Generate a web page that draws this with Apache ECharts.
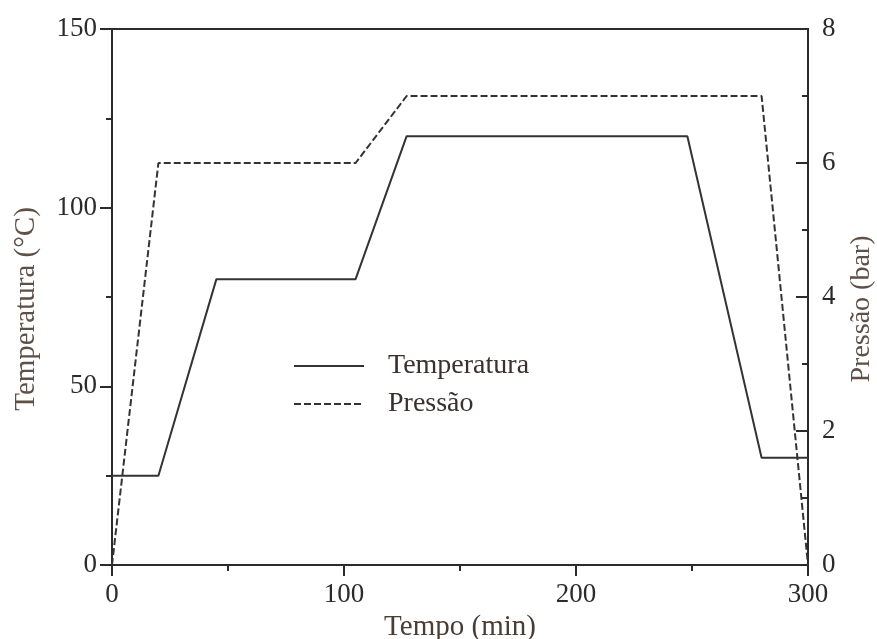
<!DOCTYPE html>
<html>
<head>
<meta charset="utf-8">
<script src="https://cdn.jsdelivr.net/npm/echarts@6/dist/echarts.min.js"></script>
<style>
  html, body { margin: 0; padding: 0; background: #fff; }
  #chart { width: 877px; height: 639px; }
</style>
</head>
<body>
<div id="chart"></div>
<script>
// Temperature profile (time in min, temperature in °C)
const tempTimes = [0, 20, 45, 105, 127, 248, 280, 300];
const tempValues = [25, 25, 80, 80, 120, 120, 30, 30];

// Pressure profile (time in min, pressure in bar)
const presTimes = [0, 20, 105, 127, 280, 300];
const presValues = [0, 6, 6, 7, 7, 0];

// Axis settings
const xTicks = { min: 0, max: 300, interval: 100 };
const tempTicks = { min: 0, max: 150, interval: 50 };
const presTicks = { min: 0, max: 8, interval: 2 };

const seriesNames = ['Temperatura', 'Pressão'];
const axisNames = { x: 'Tempo (min)', left: 'Temperatura (°C)', right: 'Pressão (bar)' };

const FONT = '"Liberation Serif", "DejaVu Serif", serif';
const INK = '#2b2b2b';

const pairs = (xs, ys) => xs.map((x, i) => [x, ys[i]]);

const chart = echarts.init(document.getElementById('chart'), null, { renderer: 'canvas' });

chart.setOption({
  backgroundColor: '#ffffff',
  animation: false,
  textStyle: { fontFamily: FONT },
  grid: {
    left: 112, right: 69, top: 29, bottom: 74,
    outerBoundsMode: 'none', containLabel: false,
    show: true, borderColor: INK, borderWidth: 2, backgroundColor: 'transparent'
  },
  legend: {
    orient: 'vertical',
    left: 293, top: 352, padding: 0,
    itemWidth: 70, itemHeight: 14, itemGap: 10,
    data: seriesNames,
    itemStyle: { opacity: 0 },
    textStyle: { fontFamily: FONT, fontSize: 28, color: '#3a3030', padding: [0, 0, 0, 19] }
  },
  xAxis: {
    type: 'value',
    min: xTicks.min, max: xTicks.max, interval: xTicks.interval,
    name: axisNames.x, nameLocation: 'middle', nameGap: 46,
    nameTextStyle: { fontFamily: FONT, fontSize: 29, color: '#4a3d33' },
    axisLine: { show: true, onZero: false, lineStyle: { color: INK, width: 2 } },
    axisTick: { show: true, inside: false, length: 11, lineStyle: { color: INK, width: 2 } },
    minorTick: { show: true, splitNumber: 2, length: 6, lineStyle: { color: INK, width: 2 } },
    splitLine: { show: false },
    axisLabel: { fontFamily: FONT, fontSize: 27, color: INK, margin: 16 }
  },
  yAxis: [
    {
      type: 'value', position: 'left',
      min: tempTicks.min, max: tempTicks.max, interval: tempTicks.interval,
      name: axisNames.left, nameLocation: 'middle', nameGap: 71,
      nameTextStyle: { fontFamily: FONT, fontSize: 29, color: '#5e5046', padding: [0, 24, 0, 0] },
      axisLine: { show: true, onZero: false, lineStyle: { color: INK, width: 2 } },
      axisTick: { show: true, inside: false, length: 12, lineStyle: { color: INK, width: 2 } },
      minorTick: { show: true, splitNumber: 2, length: 6, lineStyle: { color: INK, width: 2 } },
      splitLine: { show: false },
      axisLabel: { fontFamily: FONT, fontSize: 27, color: INK, margin: 15 }
    },
    {
      type: 'value', position: 'right',
      min: presTicks.min, max: presTicks.max, interval: presTicks.interval,
      name: axisNames.right, nameLocation: 'middle', nameGap: 40,
      nameTextStyle: { fontFamily: FONT, fontSize: 28, color: '#5e5046', padding: [0, 24, 0, 0] },
      axisLine: { show: true, onZero: false, lineStyle: { color: INK, width: 2 } },
      axisTick: { show: true, inside: true, length: 12, lineStyle: { color: INK, width: 2 } },
      minorTick: { show: true, splitNumber: 2, length: 6, lineStyle: { color: INK, width: 2 } },
      splitLine: { show: false },
      axisLabel: { fontFamily: FONT, fontSize: 27, color: INK, margin: 14 }
    }
  ],
  series: [
    {
      name: seriesNames[0], type: 'line', yAxisIndex: 0,
      data: pairs(tempTimes, tempValues),
      symbol: 'none', clip: false,
      lineStyle: { color: '#333', width: 2, type: 'solid' },
      itemStyle: { color: '#333' }
    },
    {
      name: seriesNames[1], type: 'line', yAxisIndex: 1,
      data: pairs(presTimes, presValues),
      symbol: 'none', clip: false,
      lineStyle: { color: '#333', width: 2, type: [7, 3] },
      itemStyle: { color: '#333' }
    }
  ]
});
</script>
</body>
</html>
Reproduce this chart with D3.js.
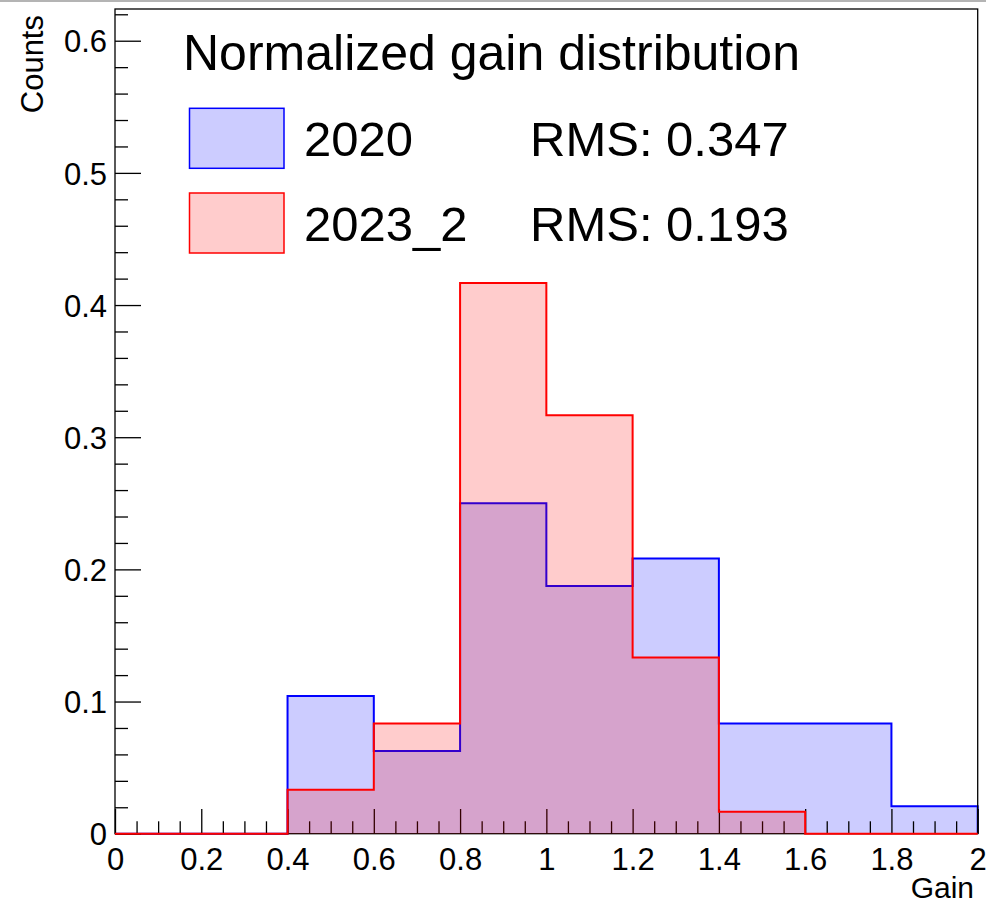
<!DOCTYPE html>
<html>
<head>
<meta charset="utf-8">
<script src="https://cdn.jsdelivr.net/npm/d3@7"></script>
<style>
  body { margin: 0; background: #fff; }
  text { font-family: "Liberation Sans", Arial, Helvetica, sans-serif; fill: #000; }
</style>
</head>
<body>
<div id="container"></div>
<script>
// bin edges of both histograms (10 bins of 0.2 from 0 to 2)
const binEdges = [0, 0.2, 0.4, 0.6, 0.8, 1.0, 1.2, 1.4, 1.6, 1.8, 2.0];
// normalized counts per bin
const counts2020 = [0, 0, 0.1042, 0.0625, 0.25, 0.1875, 0.2083, 0.0833, 0.0833, 0.0208];
const counts2023 = [0, 0, 0.0333, 0.0833, 0.4167, 0.3167, 0.1333, 0.0167, 0, 0];
const seriesNames = ["2020", "2023_2"];
const rmsValues = ["0.347", "0.193"];
const xTickLabels = [0, 0.2, 0.4, 0.6, 0.8, 1, 1.2, 1.4, 1.6, 1.8, 2];
const yTickLabels = [0, 0.1, 0.2, 0.3, 0.4, 0.5, 0.6];
const chartTitle = "Normalized gain distribution";

const widthSVG = 986,
    heightSVG = 907,
    frame = {left: 115, top: 9, right: 977.7, bottom: 833.7};

const x = d3.scaleLinear().domain([0, 2]).range([frame.left, frame.right]);
const y = d3.scaleLinear().domain([0, 0.624]).range([frame.bottom, frame.top]);

const svg = d3
    .select('#container')
    .append('svg')
    .attr('width', widthSVG)
    .attr('height', heightSVG);

// thin grey strip along the top edge of the picture
svg.append('rect')
    .attr('x', 0).attr('y', 0)
    .attr('width', widthSVG).attr('height', 2)
    .attr('fill', '#b4b4b4');

// turn bin contents into a closed step outline
function stepPoints(values) {
    let pts = [[binEdges[0], 0]];
    values.forEach((v, i) => {
        pts.push([binEdges[i], v]);
        pts.push([binEdges[i + 1], v]);
    });
    pts.push([binEdges[binEdges.length - 1], 0]);
    return pts;
}

const line = d3.line().x(d => x(d[0])).y(d => y(d[1]));

function drawHist(values, color) {
    const pts = stepPoints(values);
    svg.append('path')
        .attr('d', line(pts) + 'Z')
        .attr('fill', color)
        .attr('fill-opacity', 0.2)
        .attr('stroke', 'none');
    svg.append('path')
        .attr('d', line(pts))
        .attr('fill', 'none')
        .attr('stroke', color)
        .attr('stroke-width', 2);
}

// first histogram, then axes, then the second one on top (like ROOT "same")
drawHist(counts2020, '#0000ff');

// frame
svg.append('rect')
    .attr('x', frame.left)
    .attr('y', frame.top)
    .attr('width', frame.right - frame.left)
    .attr('height', frame.bottom - frame.top)
    .attr('fill', 'none')
    .attr('stroke', '#000')
    .attr('stroke-width', 1.3);

// ticks point inwards, major and minor
const yMajor = 26, yMinor = 13, xMajor = 24.7, xMinor = 12.4;

const yAxis = d3.axisLeft(y)
    .tickValues(yTickLabels)
    .tickSize(-yMajor)
    .tickPadding(8)
    .tickFormat(d => d3.format('~g')(d));
const gy = svg.append('g')
    .attr('transform', `translate(${frame.left},0)`)
    .call(yAxis);

const yMinorTicks = d3.range(0, 0.621, 0.02).filter(v => Math.abs(v * 10 - Math.round(v * 10)) > 1e-6);
svg.append('g')
    .call(d3.axisLeft(y).tickValues(yMinorTicks).tickSize(-yMinor).tickFormat(''))
    .attr('transform', `translate(${frame.left},0)`);

const xAxis = d3.axisBottom(x)
    .tickValues(xTickLabels)
    .tickSize(-xMajor)
    .tickPadding(14)
    .tickFormat(d => d3.format('~g')(d));
const gx = svg.append('g')
    .attr('transform', `translate(0,${frame.bottom})`)
    .call(xAxis);

const xMinorTicks = d3.range(0, 2.001, 0.05).filter(v => Math.abs(v * 5 - Math.round(v * 5)) > 1e-6);
svg.append('g')
    .call(d3.axisBottom(x).tickValues(xMinorTicks).tickSize(-xMinor).tickFormat(''))
    .attr('transform', `translate(0,${frame.bottom})`);

// ROOT style: no axis domain path, the frame does that job
svg.selectAll('.domain').remove();
svg.selectAll('.tick line').attr('stroke', '#000').attr('stroke-width', 1.3);
svg.selectAll('.tick text')
    .style('font-size', '31px')
    .style('font-family', '"Liberation Sans", Arial, sans-serif');
gy.selectAll('.tick text').attr('dy', '0.36em');
gx.selectAll('.tick text').attr('dy', '0.71em');

drawHist(counts2023, '#ff0000');

// axis titles
svg.append('text')
    .attr('transform', 'translate(42.5,15) rotate(-90)')
    .attr('text-anchor', 'end')
    .style('font-size', '31px')
    .text('Counts');

svg.append('text')
    .attr('x', 974)
    .attr('y', 898)
    .attr('text-anchor', 'end')
    .style('font-size', '30px')
    .text('Gain');

// legend with title row and one row per series
const legend = svg.append('g').attr('id', 'legend');
const legendColors = ['#0000ff', '#ff0000'];
const rowY = [108.3, 193];

legend.append('text')
    .attr('x', 183)
    .attr('y', 69.5)
    .style('font-size', '50px')
    .text(chartTitle);

legend.selectAll('rect')
    .data(seriesNames)
    .enter()
    .append('rect')
    .attr('x', 189.5)
    .attr('y', (d, i) => rowY[i])
    .attr('width', 94.5)
    .attr('height', 60)
    .attr('fill', (d, i) => d3.interpolateRgb('#ffffff', legendColors[i])(0.2))
    .attr('stroke', (d, i) => legendColors[i])
    .attr('stroke-width', 1.5);

legend.selectAll('text.name')
    .data(seriesNames)
    .enter()
    .append('text')
    .attr('class', 'name')
    .attr('x', 304)
    .attr('y', (d, i) => rowY[i] + 48)
    .style('font-size', '49px')
    .text(d => d);

legend.selectAll('text.rms')
    .data(rmsValues)
    .enter()
    .append('text')
    .attr('class', 'rms')
    .attr('x', 530)
    .attr('y', (d, i) => rowY[i] + 47.5)
    .style('font-size', '49px')
    .text(d => `RMS: ${d}`);
</script>
</body>
</html>
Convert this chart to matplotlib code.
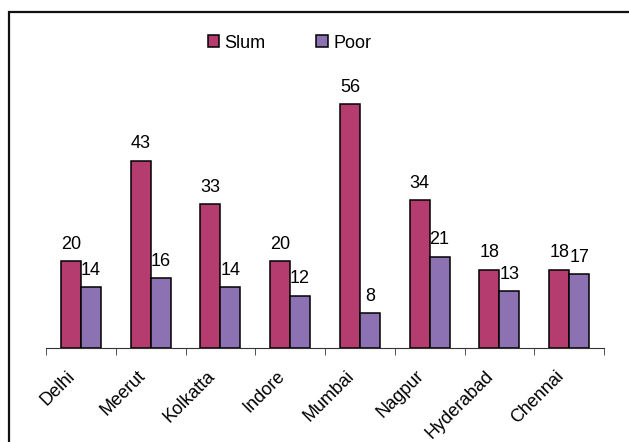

What needs to be done:
Point out every line holding the string "that" and copy it.

Exercise answer:
Generate a web page that draws this with Apache ECharts.
// ROOT style: no axis domain path, the frame does that job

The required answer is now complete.